One is put in mind of Gradgrind from Dickens' Hard Times: 'Now, what I want is, Facts. Teach these boys and girls nothing but Facts. Facts alone are wanted in life. Plant nothing else, and root out everything else. You can only form the minds of reasoning animals upon facts: nothing else will ever be of service to them.'

Say what you will about the American Education System.

Go ahead. Say what you will about it.

No, do. 

What worries me is that my son and many of his friends have already been raised up with a similar affinity for books and reading; what worries me is that when my son faces this test next year with his classmates, we will be sent a short letter home afterwards saying that he has scored low because he tried to make sense out of nonsense words, make meaning out of familiar looking verbal chaos. 

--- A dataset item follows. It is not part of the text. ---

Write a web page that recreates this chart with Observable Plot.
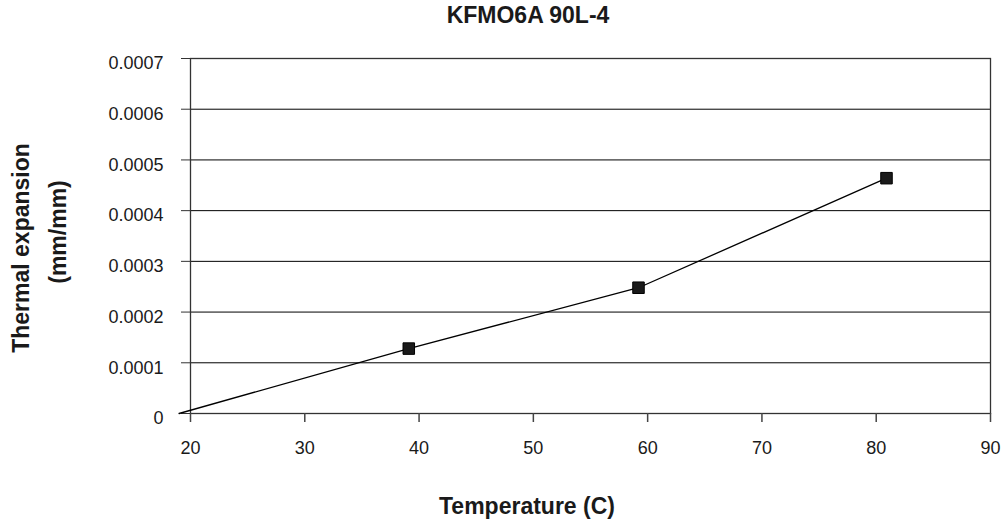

And what worries me greatly is that poorer schools in places like Hackney, where I live, will be unable to resist cash incentives for 'synthetic phonics' in the classroom. If the government wanted a docile, unquestioning mass of dunderheaded deltas and epsilons, unable to decipher complex treaties, pacts and agreements; antipathetic to compelling narratives anywhere except presented through moving images; unable to resist being oppressed through paternalistic power structures and figures; desiring nothing but bread, circuses and X Factor; and awed by the use of stutterings statistics and figures, a cynic might conlcude that there are fewer quicker routes that this one.

I owe most of the information in this post to Michael Rosen's intelligent and well-thought out recent blog posts and his continuing effort to fight the good fight. Please do read up on this crucial issue.